En estos días fríos que nos han tocado vivir, hubo tardes patagónicas, esas tardes soleadas que llenan de luz las siestas heladas y que magnifican el paisaje haciendo que valga la pena tanto frío y tanto revuelo. Una sonrisa de Dios en medio de tanto vaivén cotidiano.

Fue allí que abrimos las ventanas unos instantes para darle lugar al sol mientras la madre en reposo tejía en la cama grande. Y fue allí cuando entró un colibrí rubí al dormitorio. Allí su aleteo colmó de vida la habitación. Barullo general en el pequeño gran nido. Ya habíamos disfrutado su hermosa corona rubí que le da nombre y que cambia de color al amarillo, naranja y verde tornasolado por sus plumas que refractan la luz. Ahora volaba en el dormitorio buscando escapar por algún lugar.
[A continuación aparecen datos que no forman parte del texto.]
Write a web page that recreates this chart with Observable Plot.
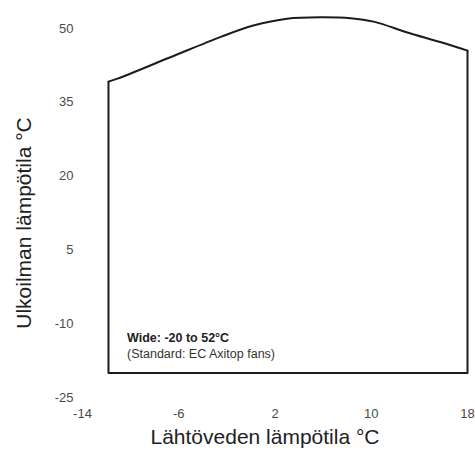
<!DOCTYPE html>
<html>
<head>
<meta charset="utf-8">
<script src="https://cdn.jsdelivr.net/npm/d3@7"></script>
<script src="https://cdn.jsdelivr.net/npm/@observablehq/plot@0.6"></script>
<style>
  html, body { margin: 0; padding: 0; background: #fff; }
  #chart { width: 475px; height: 457px; }
</style>
</head>
<body>
<div id="chart"></div>
<script>
// Operating envelope: top boundary (outdoor max temp vs leaving water temp)
const topX = [-11.84, -11.1, -6.8, -2.5, 0.2, 3.0, 5.8, 8.3, 10.2, 13.0, 15.8, 18.0];
const topY = [39.2, 39.8, 44.05, 48.3, 50.6, 52.0, 52.3, 52.1, 51.4, 49.2, 47.2, 45.5];
// Sides and bottom of the envelope
const frameX = [-11.84, -11.84, 18.0, 18.0];
const frameY = [39.2, -20, -20, 45.5];

const xTicks = [-14, -6, 2, 10, 18];
const yTicks = [-25, -10, 5, 20, 35, 50];

const xLabel = "Lähtöveden lämpötila °C";
const yLabel = "Ulkoilman lämpötila °C";
const noteLines = ["Wide: -20 to 52°C", "(Standard: EC Axitop fans)"];
const noteX = -10.3;
const noteY = [-13.0, -16.1];

const topData = topX.map((x, i) => ({x, y: topY[i]}));
const frameData = frameX.map((x, i) => ({x, y: frameY[i]}));

const chart = Plot.plot({
  width: 475,
  height: 457,
  marginLeft: 82,
  marginRight: 8,
  marginTop: 28,
  marginBottom: 60,
  style: {fontFamily: "'Liberation Sans', Arial, sans-serif", background: "#fff"},
  x: {domain: [-14, 18]},
  y: {domain: [-25, 50]},
  marks: [
    Plot.axisX({ticks: xTicks, tickFormat: d => String(d), tickSize: 0, tickPadding: 11, label: null, fontSize: 13, fill: "#4a4a4a"}),
    Plot.axisY({ticks: yTicks, tickFormat: d => String(d), tickSize: 0, tickPadding: 9, label: null, fontSize: 13, fill: "#4a4a4a"}),
    Plot.line(frameData, {x: "x", y: "y", stroke: "#1c1c1c", strokeWidth: 2}),
    Plot.line(topData, {x: "x", y: "y", stroke: "#1c1c1c", strokeWidth: 2, curve: "catmull-rom"}),
    Plot.text([noteLines[0]], {x: noteX, y: noteY[0], text: d => d, textAnchor: "start", fontSize: 12.5, fontWeight: "bold", fill: "#222"}),
    Plot.text([noteLines[1]], {x: noteX, y: noteY[1], text: d => d, textAnchor: "start", fontSize: 12.5, fill: "#333"}),
    Plot.text([xLabel], {frameAnchor: "bottom", text: d => d, dy: 46, dx: -10, fontSize: 21, fill: "#222"}),
    Plot.text([yLabel], {frameAnchor: "left", textAnchor: "middle", text: d => d, rotate: -90, dx: -58, dy: 10, fontSize: 21, fill: "#222"})
  ]
});
document.getElementById("chart").appendChild(chart);
</script>
</body>
</html>
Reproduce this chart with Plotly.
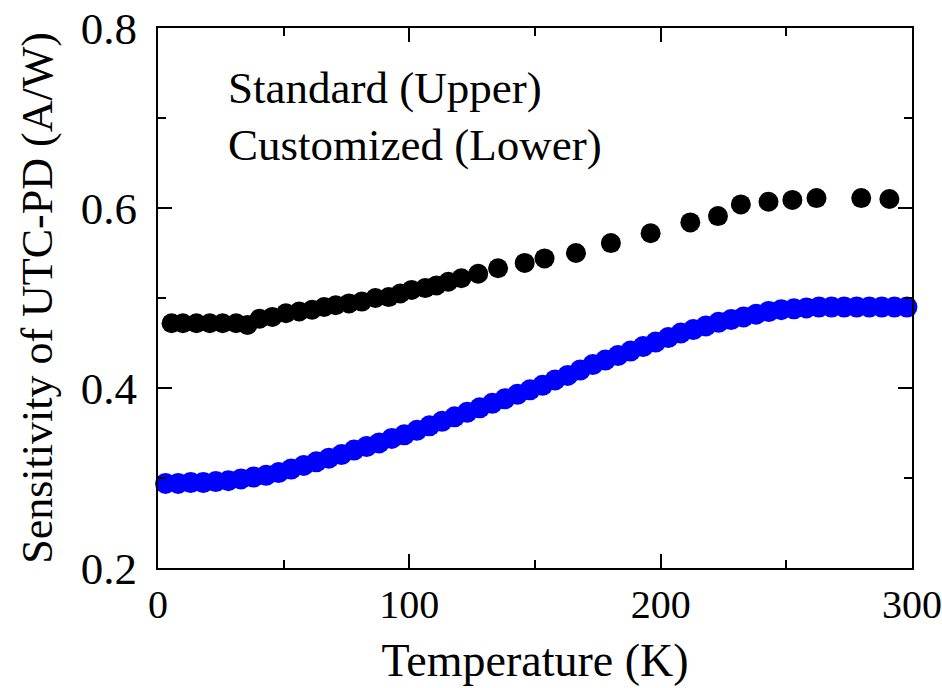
import plotly.graph_objects as go

# Standard (Upper) – black
std_T = [5.4, 9.9, 15.3, 20.6, 25.7, 31.1, 35.6, 40.4, 45.5, 50.9, 56.2, 61.3, 66.1, 70.7,
         76.0, 81.1, 86.5, 91.8, 96.4, 100.9, 106.3, 110.8, 115.5, 120.7, 127.4, 135.3,
         145.9, 153.8, 166.3, 180.2, 196.0, 211.8, 222.8, 231.9, 242.9, 252.4, 262.0,
         279.8, 291.0]
std_S = [0.472, 0.472, 0.472, 0.472, 0.472, 0.472, 0.470, 0.477, 0.479, 0.483, 0.485, 0.487,
         0.490, 0.492, 0.494, 0.496, 0.500, 0.501, 0.505, 0.509, 0.511, 0.514, 0.518, 0.522,
         0.527, 0.533, 0.539, 0.544, 0.550, 0.561, 0.572, 0.584, 0.591, 0.604, 0.607, 0.609,
         0.611, 0.611, 0.610]

# Customized (Lower) – blue
cus_T = [3, 8, 13, 18, 23, 28, 33, 38, 43, 48, 53, 58, 63, 68, 73, 78, 83, 88, 93, 98,
         103, 108, 113, 118, 123, 128, 133, 138, 143, 148, 153, 158, 163, 168, 173, 178,
         183, 188, 193, 198, 203, 208, 213, 218, 223, 228, 233, 238, 243, 248, 253, 258,
         263, 268, 273, 278, 283, 288, 293, 298]
cus_S = [0.294, 0.294, 0.295, 0.295, 0.296, 0.297, 0.299, 0.301, 0.303, 0.306, 0.310, 0.314,
         0.318, 0.322, 0.326, 0.331, 0.335, 0.339, 0.344, 0.348, 0.353, 0.358, 0.363, 0.368,
         0.373, 0.378, 0.383, 0.388, 0.393, 0.398, 0.403, 0.409, 0.414, 0.420, 0.426, 0.431,
         0.436, 0.441, 0.446, 0.451, 0.456, 0.461, 0.465, 0.469, 0.473, 0.476, 0.479, 0.482,
         0.485, 0.487, 0.488, 0.489, 0.490, 0.490, 0.490, 0.490, 0.490, 0.490, 0.490, 0.490]

x_ticks = [0, 100, 200, 300]
y_ticks = [0.2, 0.4, 0.6, 0.8]

FONT = "Liberation Serif"

fig = go.Figure()
fig.add_trace(go.Scatter(x=cus_T, y=cus_S, mode="markers", name="Customized (Lower)",
                         marker=dict(color="#0000ff", size=21, line=dict(width=0)),
                         cliponaxis=False))
fig.add_trace(go.Scatter(x=std_T, y=std_S, mode="markers", name="Standard (Upper)",
                         marker=dict(color="#000000", size=20, line=dict(width=0)),
                         cliponaxis=False))

axis_common = dict(showline=True, linecolor="black", linewidth=2, mirror="allticks",
                   ticks="inside", tickcolor="black", tickwidth=2, ticklen=14,
                   showgrid=False, zeroline=False, automargin=False)

fig.update_xaxes(range=[0, 300], tickvals=x_ticks, ticktext=[str(v) for v in x_ticks],
                 ticklabeloverflow="allow",
                 tickfont=dict(family=FONT, size=40, color="black"),
                 minor=dict(dtick=50, tick0=0, ticks="inside", ticklen=8, tickwidth=2,
                            tickcolor="black"),
                 title=dict(text="Temperature (K)", font=dict(family=FONT, size=46, color="black"),
                            standoff=18),
                 **axis_common)
fig.update_yaxes(range=[0.2, 0.8], tickvals=y_ticks, ticktext=[f"{v:.1f}" for v in y_ticks],
                 tickfont=dict(family=FONT, size=45, color="black"),
                 minor=dict(dtick=0.1, tick0=0.2, ticks="inside", ticklen=8, tickwidth=2,
                            tickcolor="black"),
                 ticklabelstandoff=10,
                 title=dict(text="Sensitivity of UTC-PD (A/W)",
                            font=dict(family=FONT, size=44, color="black"), standoff=14),
                 **axis_common)

fig.add_annotation(x=0.09, y=0.889, xref="paper", yref="paper", xanchor="left", yanchor="middle",
                   text="Standard (Upper)", showarrow=False,
                   font=dict(family=FONT, size=45, color="black"))
fig.add_annotation(x=0.09, y=0.783, xref="paper", yref="paper", xanchor="left", yanchor="middle",
                   text="Customized (Lower)", showarrow=False,
                   font=dict(family=FONT, size=45, color="black"))

fig.update_layout(width=942, height=688, margin=dict(l=158, r=30, t=28, b=120),
                  plot_bgcolor="white", paper_bgcolor="white", showlegend=False)

fig.write_html("out.html")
Resultó difícil ayudarlo a encontrar la salida. Con un trapo, con una escoba, con lo que fuera intentamos indicarle la ventana pero no la encontraba. Para el colmo, otro ejemplar lo azuzaba desde afuera por un gran vidrio, así que la desesperación del pobre colibrí se multiplicaba por atacar a su contrincante, buscar una salida y escapar de nuestras miradas.

Preferimos dejarlo solo, agotando su energía para que no luchara por tantas cosas. Cuando por fin disminuyeron sus aleteos y ya no podía sostenerse en su vuelo, entonces me acerqué y lo tomé usando una tela como red. Luego con suavidad extrema busqué sus patas que él prensó en mi dedo y apreté con suavidad levantando la improvisada red. Allí apareció entre mis palmas la pequeña y magnífica ave. Su corazón latía aceleradamente, sus alas temblaban y sus ojos nos oscultaban con gran curiosidad, tal vez con miedo, no lo noté.

Mi corazón también temblaba. Tenía la vida entre mis manos; una pequeña porción de vida pero una de las más maravillosas. ¡Cuán pequeña puede ser la vida y sin embargo es siempre bella!.

Lo miramos con atención, atinamos a sacar algunas fotos, disfrutamos de ese instante. De pronto el estupor del ave se fue desvaneciendo y recordó sus deseos de libertad, sin poder quedarse quieto comenzó a batir sus alas y querer safarse de mis manos. Me acerqué a la ventana y entreabrí mis dedos. El ave voló libremente hacia el sol de la tarde patagónica.

Lo seguimos por unos minutos y luego, él y nosotros continuamos nuestra cotidiana tarea de vivir.